- INFORMATION SHOWN -
==*==

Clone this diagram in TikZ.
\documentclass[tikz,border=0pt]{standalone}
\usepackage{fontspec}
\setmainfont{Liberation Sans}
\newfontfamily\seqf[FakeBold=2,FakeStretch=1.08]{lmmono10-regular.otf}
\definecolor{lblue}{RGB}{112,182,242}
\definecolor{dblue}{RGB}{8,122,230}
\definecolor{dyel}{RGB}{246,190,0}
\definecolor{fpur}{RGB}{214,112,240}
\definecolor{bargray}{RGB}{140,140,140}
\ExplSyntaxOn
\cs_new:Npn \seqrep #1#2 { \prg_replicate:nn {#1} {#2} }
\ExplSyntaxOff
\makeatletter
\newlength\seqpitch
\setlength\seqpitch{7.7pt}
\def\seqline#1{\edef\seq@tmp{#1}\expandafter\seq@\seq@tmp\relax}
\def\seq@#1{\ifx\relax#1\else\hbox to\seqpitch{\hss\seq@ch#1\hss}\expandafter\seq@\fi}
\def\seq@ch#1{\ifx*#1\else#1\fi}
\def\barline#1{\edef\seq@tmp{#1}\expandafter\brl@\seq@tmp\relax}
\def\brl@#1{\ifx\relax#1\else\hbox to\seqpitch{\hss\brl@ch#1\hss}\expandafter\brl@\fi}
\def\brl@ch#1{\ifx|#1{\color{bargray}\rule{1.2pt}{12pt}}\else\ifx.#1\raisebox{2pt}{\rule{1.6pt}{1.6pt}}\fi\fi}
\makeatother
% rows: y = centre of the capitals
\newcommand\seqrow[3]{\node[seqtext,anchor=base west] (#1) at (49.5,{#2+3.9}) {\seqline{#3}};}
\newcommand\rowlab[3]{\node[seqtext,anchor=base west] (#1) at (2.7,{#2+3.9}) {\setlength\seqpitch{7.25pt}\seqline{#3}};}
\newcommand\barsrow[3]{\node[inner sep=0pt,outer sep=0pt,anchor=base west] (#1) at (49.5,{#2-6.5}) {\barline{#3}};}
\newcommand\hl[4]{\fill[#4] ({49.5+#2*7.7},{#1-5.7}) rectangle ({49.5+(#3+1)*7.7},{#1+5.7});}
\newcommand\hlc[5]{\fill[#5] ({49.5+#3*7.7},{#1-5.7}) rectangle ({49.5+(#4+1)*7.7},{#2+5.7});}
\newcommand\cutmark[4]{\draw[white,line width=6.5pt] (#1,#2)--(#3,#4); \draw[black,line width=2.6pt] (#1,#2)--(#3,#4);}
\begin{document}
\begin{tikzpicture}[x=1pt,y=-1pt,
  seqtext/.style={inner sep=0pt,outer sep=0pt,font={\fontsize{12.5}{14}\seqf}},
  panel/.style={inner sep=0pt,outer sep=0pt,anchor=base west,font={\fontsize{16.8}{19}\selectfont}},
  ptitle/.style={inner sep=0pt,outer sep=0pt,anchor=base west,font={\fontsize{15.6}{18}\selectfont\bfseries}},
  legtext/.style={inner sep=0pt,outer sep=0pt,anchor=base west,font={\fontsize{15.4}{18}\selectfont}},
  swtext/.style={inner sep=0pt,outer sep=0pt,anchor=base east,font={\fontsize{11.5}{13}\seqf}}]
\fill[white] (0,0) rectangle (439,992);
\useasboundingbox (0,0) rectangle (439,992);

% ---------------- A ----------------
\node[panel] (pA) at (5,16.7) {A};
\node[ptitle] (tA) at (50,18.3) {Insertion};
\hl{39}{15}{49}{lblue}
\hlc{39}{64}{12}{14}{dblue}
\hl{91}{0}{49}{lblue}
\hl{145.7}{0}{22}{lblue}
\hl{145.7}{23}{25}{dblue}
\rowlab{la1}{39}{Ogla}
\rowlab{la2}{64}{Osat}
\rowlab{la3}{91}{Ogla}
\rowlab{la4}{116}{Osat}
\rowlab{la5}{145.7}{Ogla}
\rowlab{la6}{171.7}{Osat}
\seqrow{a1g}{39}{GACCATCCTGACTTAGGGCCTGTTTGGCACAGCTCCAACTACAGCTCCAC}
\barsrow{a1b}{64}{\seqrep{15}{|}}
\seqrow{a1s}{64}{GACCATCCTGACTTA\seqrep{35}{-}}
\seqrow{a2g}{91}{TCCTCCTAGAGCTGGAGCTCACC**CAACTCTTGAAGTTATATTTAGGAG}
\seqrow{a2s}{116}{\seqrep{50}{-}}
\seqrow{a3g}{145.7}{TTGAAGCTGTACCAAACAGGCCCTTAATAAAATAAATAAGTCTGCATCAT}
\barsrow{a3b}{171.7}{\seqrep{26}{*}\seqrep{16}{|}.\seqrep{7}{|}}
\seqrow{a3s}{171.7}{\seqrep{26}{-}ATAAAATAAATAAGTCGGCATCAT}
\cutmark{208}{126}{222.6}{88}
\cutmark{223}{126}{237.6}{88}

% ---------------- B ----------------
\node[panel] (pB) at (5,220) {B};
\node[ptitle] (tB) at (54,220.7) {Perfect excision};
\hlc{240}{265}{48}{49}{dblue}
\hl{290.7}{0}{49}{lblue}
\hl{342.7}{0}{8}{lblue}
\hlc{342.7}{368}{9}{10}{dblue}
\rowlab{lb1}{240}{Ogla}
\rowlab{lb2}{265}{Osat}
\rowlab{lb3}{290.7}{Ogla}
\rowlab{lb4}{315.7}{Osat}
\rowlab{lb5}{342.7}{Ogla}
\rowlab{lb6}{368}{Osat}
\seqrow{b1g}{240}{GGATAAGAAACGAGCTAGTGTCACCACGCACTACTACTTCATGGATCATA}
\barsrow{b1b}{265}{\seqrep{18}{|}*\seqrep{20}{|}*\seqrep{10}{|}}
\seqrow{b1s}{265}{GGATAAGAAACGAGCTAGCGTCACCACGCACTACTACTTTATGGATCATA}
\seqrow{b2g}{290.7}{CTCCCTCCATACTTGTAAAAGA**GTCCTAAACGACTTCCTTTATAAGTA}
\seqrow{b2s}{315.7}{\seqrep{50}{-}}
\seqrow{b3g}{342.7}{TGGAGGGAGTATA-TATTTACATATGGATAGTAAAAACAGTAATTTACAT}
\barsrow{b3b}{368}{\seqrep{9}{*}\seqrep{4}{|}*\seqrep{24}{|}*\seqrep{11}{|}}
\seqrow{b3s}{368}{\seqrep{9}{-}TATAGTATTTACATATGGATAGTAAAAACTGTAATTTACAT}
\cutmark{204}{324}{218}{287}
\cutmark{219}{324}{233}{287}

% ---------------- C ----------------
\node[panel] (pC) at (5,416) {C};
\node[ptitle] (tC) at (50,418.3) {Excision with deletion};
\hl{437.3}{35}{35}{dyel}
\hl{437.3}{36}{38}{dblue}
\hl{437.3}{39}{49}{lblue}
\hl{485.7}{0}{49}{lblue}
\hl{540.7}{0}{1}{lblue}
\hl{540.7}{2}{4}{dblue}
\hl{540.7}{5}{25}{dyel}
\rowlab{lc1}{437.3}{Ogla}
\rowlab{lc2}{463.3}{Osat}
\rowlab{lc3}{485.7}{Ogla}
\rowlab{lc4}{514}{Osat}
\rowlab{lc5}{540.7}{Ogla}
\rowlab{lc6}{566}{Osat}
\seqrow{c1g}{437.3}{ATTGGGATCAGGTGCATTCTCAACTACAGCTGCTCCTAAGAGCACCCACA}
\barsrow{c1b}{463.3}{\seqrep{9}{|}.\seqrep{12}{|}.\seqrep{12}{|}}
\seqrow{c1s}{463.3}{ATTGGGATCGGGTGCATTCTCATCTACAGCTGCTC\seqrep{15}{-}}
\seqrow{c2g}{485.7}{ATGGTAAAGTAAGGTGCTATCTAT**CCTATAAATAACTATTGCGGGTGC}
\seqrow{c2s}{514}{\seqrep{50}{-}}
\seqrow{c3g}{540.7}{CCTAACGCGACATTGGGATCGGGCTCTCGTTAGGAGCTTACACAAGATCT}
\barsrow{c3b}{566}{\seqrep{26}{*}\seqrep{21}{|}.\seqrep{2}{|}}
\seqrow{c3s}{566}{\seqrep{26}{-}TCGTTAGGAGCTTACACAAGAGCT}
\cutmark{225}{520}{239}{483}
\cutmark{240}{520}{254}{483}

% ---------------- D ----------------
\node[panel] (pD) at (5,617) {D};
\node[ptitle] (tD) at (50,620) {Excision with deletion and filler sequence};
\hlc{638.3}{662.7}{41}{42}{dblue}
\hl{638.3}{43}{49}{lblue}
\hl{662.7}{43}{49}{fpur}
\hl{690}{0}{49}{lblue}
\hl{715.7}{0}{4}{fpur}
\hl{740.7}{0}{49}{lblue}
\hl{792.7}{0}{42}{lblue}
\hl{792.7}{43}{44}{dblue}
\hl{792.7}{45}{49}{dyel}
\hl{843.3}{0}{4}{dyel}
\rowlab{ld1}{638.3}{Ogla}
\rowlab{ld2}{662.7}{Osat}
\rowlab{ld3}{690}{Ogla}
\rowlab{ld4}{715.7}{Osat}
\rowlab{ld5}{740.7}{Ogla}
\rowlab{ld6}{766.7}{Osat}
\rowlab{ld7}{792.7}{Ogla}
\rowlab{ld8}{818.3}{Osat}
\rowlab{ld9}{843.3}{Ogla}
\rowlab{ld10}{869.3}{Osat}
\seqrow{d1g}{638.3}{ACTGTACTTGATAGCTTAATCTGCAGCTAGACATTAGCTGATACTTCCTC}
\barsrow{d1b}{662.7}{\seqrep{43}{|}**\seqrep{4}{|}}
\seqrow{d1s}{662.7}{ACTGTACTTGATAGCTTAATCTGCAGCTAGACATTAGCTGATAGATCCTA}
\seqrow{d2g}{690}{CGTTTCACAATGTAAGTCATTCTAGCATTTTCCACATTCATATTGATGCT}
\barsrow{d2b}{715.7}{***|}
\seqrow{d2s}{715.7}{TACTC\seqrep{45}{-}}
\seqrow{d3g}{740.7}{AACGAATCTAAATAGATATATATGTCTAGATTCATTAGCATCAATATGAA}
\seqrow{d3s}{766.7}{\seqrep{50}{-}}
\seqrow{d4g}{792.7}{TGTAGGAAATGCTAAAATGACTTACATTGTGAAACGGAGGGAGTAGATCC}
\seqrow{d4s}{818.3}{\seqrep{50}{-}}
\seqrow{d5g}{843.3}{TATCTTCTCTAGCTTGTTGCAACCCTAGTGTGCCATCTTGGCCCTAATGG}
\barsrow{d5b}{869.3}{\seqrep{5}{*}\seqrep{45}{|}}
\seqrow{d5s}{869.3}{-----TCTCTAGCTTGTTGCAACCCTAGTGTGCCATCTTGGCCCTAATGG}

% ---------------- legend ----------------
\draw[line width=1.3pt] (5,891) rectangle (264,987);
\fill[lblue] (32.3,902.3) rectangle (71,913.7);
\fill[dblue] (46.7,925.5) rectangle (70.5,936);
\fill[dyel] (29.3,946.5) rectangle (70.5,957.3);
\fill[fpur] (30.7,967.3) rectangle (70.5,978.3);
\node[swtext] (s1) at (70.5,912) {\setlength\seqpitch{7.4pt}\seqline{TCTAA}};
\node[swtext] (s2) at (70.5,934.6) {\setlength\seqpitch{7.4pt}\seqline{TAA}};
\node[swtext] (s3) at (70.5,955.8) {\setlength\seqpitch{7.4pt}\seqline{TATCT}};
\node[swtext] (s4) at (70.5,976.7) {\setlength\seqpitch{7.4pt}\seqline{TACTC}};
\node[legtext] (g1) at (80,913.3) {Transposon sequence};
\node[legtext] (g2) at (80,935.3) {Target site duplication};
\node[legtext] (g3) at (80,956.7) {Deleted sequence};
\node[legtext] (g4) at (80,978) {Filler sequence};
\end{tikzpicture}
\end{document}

==*==

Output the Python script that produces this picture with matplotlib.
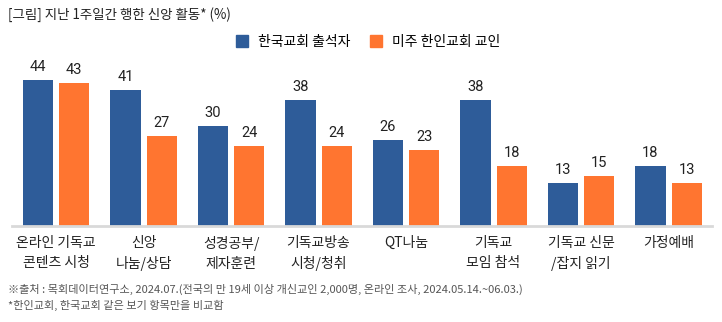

==*==

- YOUR INSTRUCTIONS -
Identify each line of the material where the word "this" shows up, and copy it.

- ANSWER TO THE PROBLEM -
Clone this diagram in TikZ.
Output the Python script that produces this picture with matplotlib.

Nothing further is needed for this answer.